■ **Goal of the exercise**:
Leave out the images; return the rest of the data exactly.

■ **Raw data**:
::::::::
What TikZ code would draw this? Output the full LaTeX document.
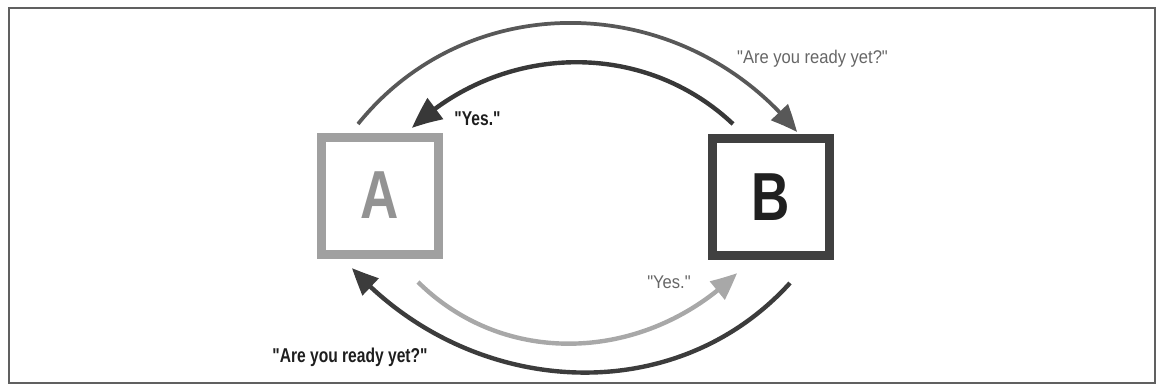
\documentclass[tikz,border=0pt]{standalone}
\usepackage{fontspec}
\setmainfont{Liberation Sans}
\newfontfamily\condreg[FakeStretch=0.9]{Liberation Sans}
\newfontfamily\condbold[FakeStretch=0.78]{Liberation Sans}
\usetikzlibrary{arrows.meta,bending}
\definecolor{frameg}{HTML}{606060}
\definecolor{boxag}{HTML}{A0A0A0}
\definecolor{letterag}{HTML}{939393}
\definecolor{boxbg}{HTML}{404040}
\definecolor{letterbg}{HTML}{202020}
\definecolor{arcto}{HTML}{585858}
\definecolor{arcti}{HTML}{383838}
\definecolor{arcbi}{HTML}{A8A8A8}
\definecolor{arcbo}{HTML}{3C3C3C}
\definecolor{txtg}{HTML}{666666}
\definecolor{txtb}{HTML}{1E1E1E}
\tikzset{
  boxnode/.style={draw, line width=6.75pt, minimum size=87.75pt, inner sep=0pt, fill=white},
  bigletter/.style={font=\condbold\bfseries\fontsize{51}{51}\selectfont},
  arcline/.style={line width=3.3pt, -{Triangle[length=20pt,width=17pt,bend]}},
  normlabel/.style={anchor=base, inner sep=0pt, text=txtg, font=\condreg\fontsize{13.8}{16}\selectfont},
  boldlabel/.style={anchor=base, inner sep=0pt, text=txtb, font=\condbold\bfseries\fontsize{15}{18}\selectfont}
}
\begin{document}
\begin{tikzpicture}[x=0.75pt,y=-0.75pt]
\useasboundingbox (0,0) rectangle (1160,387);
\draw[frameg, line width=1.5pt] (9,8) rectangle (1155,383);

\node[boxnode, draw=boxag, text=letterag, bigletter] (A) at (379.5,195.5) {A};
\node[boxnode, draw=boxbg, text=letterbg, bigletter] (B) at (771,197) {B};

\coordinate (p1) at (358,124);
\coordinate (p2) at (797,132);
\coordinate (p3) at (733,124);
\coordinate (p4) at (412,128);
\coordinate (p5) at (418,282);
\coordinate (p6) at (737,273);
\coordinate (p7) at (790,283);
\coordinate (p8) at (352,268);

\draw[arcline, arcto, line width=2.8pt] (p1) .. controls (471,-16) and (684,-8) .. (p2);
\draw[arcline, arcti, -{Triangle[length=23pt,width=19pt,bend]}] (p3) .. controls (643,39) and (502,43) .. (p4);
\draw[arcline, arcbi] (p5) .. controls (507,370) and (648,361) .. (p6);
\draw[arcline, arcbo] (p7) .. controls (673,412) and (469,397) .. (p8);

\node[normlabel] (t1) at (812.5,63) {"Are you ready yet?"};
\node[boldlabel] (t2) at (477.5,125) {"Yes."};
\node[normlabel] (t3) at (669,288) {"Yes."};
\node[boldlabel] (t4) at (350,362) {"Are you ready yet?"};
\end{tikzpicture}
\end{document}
::::::::
■ **Final result**:
What TikZ code would draw this? Output the full LaTeX document.
\documentclass[tikz,border=0pt]{standalone}
\usepackage{fontspec}
\setmainfont{Liberation Sans}
\newfontfamily\condreg[FakeStretch=0.9]{Liberation Sans}
\newfontfamily\condbold[FakeStretch=0.78]{Liberation Sans}
\usetikzlibrary{arrows.meta,bending}
\definecolor{frameg}{HTML}{606060}
\definecolor{boxag}{HTML}{A0A0A0}
\definecolor{letterag}{HTML}{939393}
\definecolor{boxbg}{HTML}{404040}
\definecolor{letterbg}{HTML}{202020}
\definecolor{arcto}{HTML}{585858}
\definecolor{arcti}{HTML}{383838}
\definecolor{arcbi}{HTML}{A8A8A8}
\definecolor{arcbo}{HTML}{3C3C3C}
\definecolor{txtg}{HTML}{666666}
\definecolor{txtb}{HTML}{1E1E1E}
\tikzset{
  boxnode/.style={draw, line width=6.75pt, minimum size=87.75pt, inner sep=0pt, fill=white},
  bigletter/.style={font=\condbold\bfseries\fontsize{51}{51}\selectfont},
  arcline/.style={line width=3.3pt, -{Triangle[length=20pt,width=17pt,bend]}},
  normlabel/.style={anchor=base, inner sep=0pt, text=txtg, font=\condreg\fontsize{13.8}{16}\selectfont},
  boldlabel/.style={anchor=base, inner sep=0pt, text=txtb, font=\condbold\bfseries\fontsize{15}{18}\selectfont}
}
\begin{document}
\begin{tikzpicture}[x=0.75pt,y=-0.75pt]
\useasboundingbox (0,0) rectangle (1160,387);
\draw[frameg, line width=1.5pt] (9,8) rectangle (1155,383);

\node[boxnode, draw=boxag, text=letterag, bigletter] (A) at (379.5,195.5) {A};
\node[boxnode, draw=boxbg, text=letterbg, bigletter] (B) at (771,197) {B};

\coordinate (p1) at (358,124);
\coordinate (p2) at (797,132);
\coordinate (p3) at (733,124);
\coordinate (p4) at (412,128);
\coordinate (p5) at (418,282);
\coordinate (p6) at (737,273);
\coordinate (p7) at (790,283);
\coordinate (p8) at (352,268);

\draw[arcline, arcto, line width=2.8pt] (p1) .. controls (471,-16) and (684,-8) .. (p2);
\draw[arcline, arcti, -{Triangle[length=23pt,width=19pt,bend]}] (p3) .. controls (643,39) and (502,43) .. (p4);
\draw[arcline, arcbi] (p5) .. controls (507,370) and (648,361) .. (p6);
\draw[arcline, arcbo] (p7) .. controls (673,412) and (469,397) .. (p8);

\node[normlabel] (t1) at (812.5,63) {"Are you ready yet?"};
\node[boldlabel] (t2) at (477.5,125) {"Yes."};
\node[normlabel] (t3) at (669,288) {"Yes."};
\node[boldlabel] (t4) at (350,362) {"Are you ready yet?"};
\end{tikzpicture}
\end{document}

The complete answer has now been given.